Each entry must be given again exactly; images do not belong in the copy.

= Information shown =
* * * *

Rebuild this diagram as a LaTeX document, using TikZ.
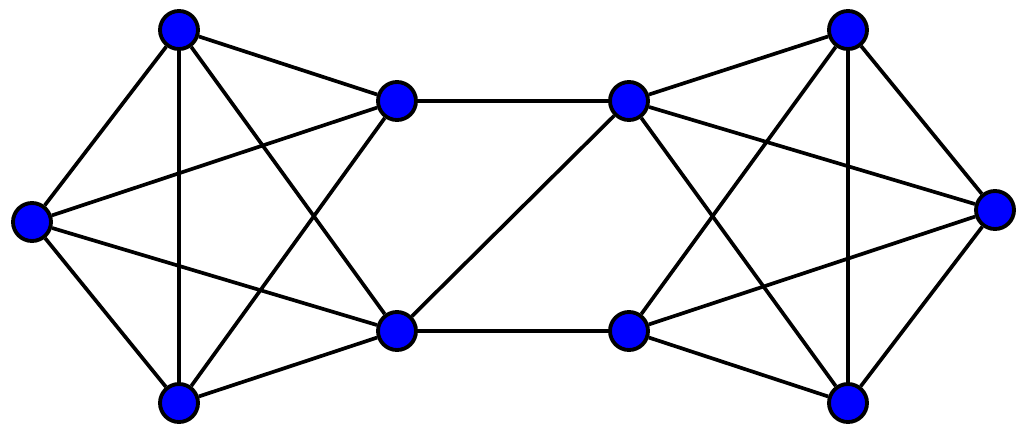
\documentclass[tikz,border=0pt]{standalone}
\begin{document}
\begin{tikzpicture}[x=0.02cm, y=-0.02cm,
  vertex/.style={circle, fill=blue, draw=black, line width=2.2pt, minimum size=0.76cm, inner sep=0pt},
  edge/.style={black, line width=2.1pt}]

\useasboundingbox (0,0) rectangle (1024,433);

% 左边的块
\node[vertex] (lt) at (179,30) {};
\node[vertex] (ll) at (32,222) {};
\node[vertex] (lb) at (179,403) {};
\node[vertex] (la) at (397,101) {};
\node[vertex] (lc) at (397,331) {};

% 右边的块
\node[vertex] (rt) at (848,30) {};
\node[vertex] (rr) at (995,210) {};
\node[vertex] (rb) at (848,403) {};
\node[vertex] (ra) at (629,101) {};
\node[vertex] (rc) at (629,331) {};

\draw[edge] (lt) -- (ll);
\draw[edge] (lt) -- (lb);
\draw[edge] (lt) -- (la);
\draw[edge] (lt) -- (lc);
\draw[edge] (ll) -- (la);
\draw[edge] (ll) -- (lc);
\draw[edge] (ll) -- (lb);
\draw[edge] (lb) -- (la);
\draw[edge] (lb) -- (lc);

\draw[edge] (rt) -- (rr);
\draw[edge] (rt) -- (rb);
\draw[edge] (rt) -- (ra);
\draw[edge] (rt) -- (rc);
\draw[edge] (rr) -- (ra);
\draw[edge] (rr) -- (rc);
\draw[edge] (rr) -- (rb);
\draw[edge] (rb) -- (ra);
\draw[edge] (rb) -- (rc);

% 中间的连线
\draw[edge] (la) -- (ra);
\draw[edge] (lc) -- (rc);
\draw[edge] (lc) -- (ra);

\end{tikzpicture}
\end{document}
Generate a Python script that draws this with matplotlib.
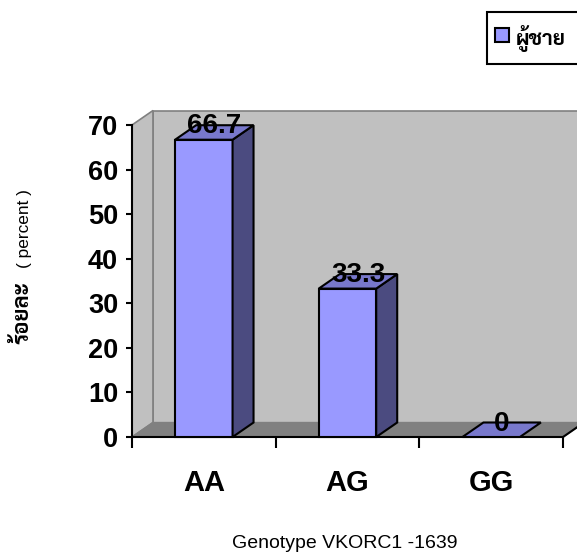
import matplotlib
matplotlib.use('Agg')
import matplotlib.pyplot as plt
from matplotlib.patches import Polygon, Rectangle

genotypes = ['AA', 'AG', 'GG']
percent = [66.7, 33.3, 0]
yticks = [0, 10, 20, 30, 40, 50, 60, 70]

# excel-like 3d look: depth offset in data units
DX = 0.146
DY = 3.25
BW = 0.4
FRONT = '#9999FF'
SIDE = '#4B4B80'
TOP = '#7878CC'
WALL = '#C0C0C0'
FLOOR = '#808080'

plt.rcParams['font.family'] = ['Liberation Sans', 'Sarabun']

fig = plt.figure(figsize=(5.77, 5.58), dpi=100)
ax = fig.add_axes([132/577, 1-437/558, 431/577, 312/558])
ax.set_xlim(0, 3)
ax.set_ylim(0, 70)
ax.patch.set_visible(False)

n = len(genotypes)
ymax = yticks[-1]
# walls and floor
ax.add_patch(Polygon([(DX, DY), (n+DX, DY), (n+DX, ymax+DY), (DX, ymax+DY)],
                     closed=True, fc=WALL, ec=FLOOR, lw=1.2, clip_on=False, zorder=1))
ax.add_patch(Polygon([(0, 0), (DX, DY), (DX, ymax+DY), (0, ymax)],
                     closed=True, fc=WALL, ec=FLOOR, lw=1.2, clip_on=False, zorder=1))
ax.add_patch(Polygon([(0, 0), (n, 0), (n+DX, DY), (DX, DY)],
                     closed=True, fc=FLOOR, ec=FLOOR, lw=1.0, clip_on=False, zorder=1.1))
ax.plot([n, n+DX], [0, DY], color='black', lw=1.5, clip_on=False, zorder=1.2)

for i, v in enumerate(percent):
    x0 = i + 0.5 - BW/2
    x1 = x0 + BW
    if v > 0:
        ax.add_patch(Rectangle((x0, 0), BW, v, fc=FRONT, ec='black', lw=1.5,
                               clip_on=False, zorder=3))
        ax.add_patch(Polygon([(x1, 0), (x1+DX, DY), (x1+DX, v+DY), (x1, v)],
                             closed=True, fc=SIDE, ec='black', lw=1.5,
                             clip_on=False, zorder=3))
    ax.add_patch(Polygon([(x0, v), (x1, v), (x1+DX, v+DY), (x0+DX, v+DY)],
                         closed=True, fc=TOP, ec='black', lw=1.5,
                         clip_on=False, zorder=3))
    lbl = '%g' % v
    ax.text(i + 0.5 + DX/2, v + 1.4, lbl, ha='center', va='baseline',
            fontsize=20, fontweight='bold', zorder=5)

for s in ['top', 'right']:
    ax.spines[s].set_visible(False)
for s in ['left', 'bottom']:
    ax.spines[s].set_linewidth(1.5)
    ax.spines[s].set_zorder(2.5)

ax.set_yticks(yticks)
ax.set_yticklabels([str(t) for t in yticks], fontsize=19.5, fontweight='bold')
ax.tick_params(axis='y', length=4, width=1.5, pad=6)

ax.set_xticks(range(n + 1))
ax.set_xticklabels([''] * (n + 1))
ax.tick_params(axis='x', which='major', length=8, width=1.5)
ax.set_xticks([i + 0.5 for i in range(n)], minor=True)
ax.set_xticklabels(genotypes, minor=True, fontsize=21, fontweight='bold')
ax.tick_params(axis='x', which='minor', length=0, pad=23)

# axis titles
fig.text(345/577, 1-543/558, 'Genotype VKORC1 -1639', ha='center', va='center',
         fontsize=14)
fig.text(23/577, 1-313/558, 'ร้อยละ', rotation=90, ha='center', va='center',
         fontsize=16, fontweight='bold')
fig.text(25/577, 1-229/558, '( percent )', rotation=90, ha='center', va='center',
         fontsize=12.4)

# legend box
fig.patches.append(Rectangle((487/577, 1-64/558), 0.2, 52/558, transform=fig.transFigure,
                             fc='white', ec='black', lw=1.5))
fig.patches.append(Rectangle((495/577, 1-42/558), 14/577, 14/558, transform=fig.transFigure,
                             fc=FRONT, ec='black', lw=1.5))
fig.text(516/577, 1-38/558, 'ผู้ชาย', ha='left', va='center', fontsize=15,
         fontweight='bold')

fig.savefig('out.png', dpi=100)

* * * *

= In response =
Rebuild this diagram as a LaTeX document, using TikZ.
\documentclass[tikz,border=0pt]{standalone}
\begin{document}
\begin{tikzpicture}[x=0.02cm, y=-0.02cm,
  vertex/.style={circle, fill=blue, draw=black, line width=2.2pt, minimum size=0.76cm, inner sep=0pt},
  edge/.style={black, line width=2.1pt}]

\useasboundingbox (0,0) rectangle (1024,433);

% 左边的块
\node[vertex] (lt) at (179,30) {};
\node[vertex] (ll) at (32,222) {};
\node[vertex] (lb) at (179,403) {};
\node[vertex] (la) at (397,101) {};
\node[vertex] (lc) at (397,331) {};

% 右边的块
\node[vertex] (rt) at (848,30) {};
\node[vertex] (rr) at (995,210) {};
\node[vertex] (rb) at (848,403) {};
\node[vertex] (ra) at (629,101) {};
\node[vertex] (rc) at (629,331) {};

\draw[edge] (lt) -- (ll);
\draw[edge] (lt) -- (lb);
\draw[edge] (lt) -- (la);
\draw[edge] (lt) -- (lc);
\draw[edge] (ll) -- (la);
\draw[edge] (ll) -- (lc);
\draw[edge] (ll) -- (lb);
\draw[edge] (lb) -- (la);
\draw[edge] (lb) -- (lc);

\draw[edge] (rt) -- (rr);
\draw[edge] (rt) -- (rb);
\draw[edge] (rt) -- (ra);
\draw[edge] (rt) -- (rc);
\draw[edge] (rr) -- (ra);
\draw[edge] (rr) -- (rc);
\draw[edge] (rr) -- (rb);
\draw[edge] (rb) -- (ra);
\draw[edge] (rb) -- (rc);

% 中间的连线
\draw[edge] (la) -- (ra);
\draw[edge] (lc) -- (rc);
\draw[edge] (lc) -- (ra);

\end{tikzpicture}
\end{document}
Generate a Python script that draws this with matplotlib.
import matplotlib
matplotlib.use('Agg')
import matplotlib.pyplot as plt
from matplotlib.patches import Polygon, Rectangle

genotypes = ['AA', 'AG', 'GG']
percent = [66.7, 33.3, 0]
yticks = [0, 10, 20, 30, 40, 50, 60, 70]

# excel-like 3d look: depth offset in data units
DX = 0.146
DY = 3.25
BW = 0.4
FRONT = '#9999FF'
SIDE = '#4B4B80'
TOP = '#7878CC'
WALL = '#C0C0C0'
FLOOR = '#808080'

plt.rcParams['font.family'] = ['Liberation Sans', 'Sarabun']

fig = plt.figure(figsize=(5.77, 5.58), dpi=100)
ax = fig.add_axes([132/577, 1-437/558, 431/577, 312/558])
ax.set_xlim(0, 3)
ax.set_ylim(0, 70)
ax.patch.set_visible(False)

n = len(genotypes)
ymax = yticks[-1]
# walls and floor
ax.add_patch(Polygon([(DX, DY), (n+DX, DY), (n+DX, ymax+DY), (DX, ymax+DY)],
                     closed=True, fc=WALL, ec=FLOOR, lw=1.2, clip_on=False, zorder=1))
ax.add_patch(Polygon([(0, 0), (DX, DY), (DX, ymax+DY), (0, ymax)],
                     closed=True, fc=WALL, ec=FLOOR, lw=1.2, clip_on=False, zorder=1))
ax.add_patch(Polygon([(0, 0), (n, 0), (n+DX, DY), (DX, DY)],
                     closed=True, fc=FLOOR, ec=FLOOR, lw=1.0, clip_on=False, zorder=1.1))
ax.plot([n, n+DX], [0, DY], color='black', lw=1.5, clip_on=False, zorder=1.2)

for i, v in enumerate(percent):
    x0 = i + 0.5 - BW/2
    x1 = x0 + BW
    if v > 0:
        ax.add_patch(Rectangle((x0, 0), BW, v, fc=FRONT, ec='black', lw=1.5,
                               clip_on=False, zorder=3))
        ax.add_patch(Polygon([(x1, 0), (x1+DX, DY), (x1+DX, v+DY), (x1, v)],
                             closed=True, fc=SIDE, ec='black', lw=1.5,
                             clip_on=False, zorder=3))
    ax.add_patch(Polygon([(x0, v), (x1, v), (x1+DX, v+DY), (x0+DX, v+DY)],
                         closed=True, fc=TOP, ec='black', lw=1.5,
                         clip_on=False, zorder=3))
    lbl = '%g' % v
    ax.text(i + 0.5 + DX/2, v + 1.4, lbl, ha='center', va='baseline',
            fontsize=20, fontweight='bold', zorder=5)

for s in ['top', 'right']:
    ax.spines[s].set_visible(False)
for s in ['left', 'bottom']:
    ax.spines[s].set_linewidth(1.5)
    ax.spines[s].set_zorder(2.5)

ax.set_yticks(yticks)
ax.set_yticklabels([str(t) for t in yticks], fontsize=19.5, fontweight='bold')
ax.tick_params(axis='y', length=4, width=1.5, pad=6)

ax.set_xticks(range(n + 1))
ax.set_xticklabels([''] * (n + 1))
ax.tick_params(axis='x', which='major', length=8, width=1.5)
ax.set_xticks([i + 0.5 for i in range(n)], minor=True)
ax.set_xticklabels(genotypes, minor=True, fontsize=21, fontweight='bold')
ax.tick_params(axis='x', which='minor', length=0, pad=23)

# axis titles
fig.text(345/577, 1-543/558, 'Genotype VKORC1 -1639', ha='center', va='center',
         fontsize=14)
fig.text(23/577, 1-313/558, 'ร้อยละ', rotation=90, ha='center', va='center',
         fontsize=16, fontweight='bold')
fig.text(25/577, 1-229/558, '( percent )', rotation=90, ha='center', va='center',
         fontsize=12.4)

# legend box
fig.patches.append(Rectangle((487/577, 1-64/558), 0.2, 52/558, transform=fig.transFigure,
                             fc='white', ec='black', lw=1.5))
fig.patches.append(Rectangle((495/577, 1-42/558), 14/577, 14/558, transform=fig.transFigure,
                             fc=FRONT, ec='black', lw=1.5))
fig.text(516/577, 1-38/558, 'ผู้ชาย', ha='left', va='center', fontsize=15,
         fontweight='bold')

fig.savefig('out.png', dpi=100)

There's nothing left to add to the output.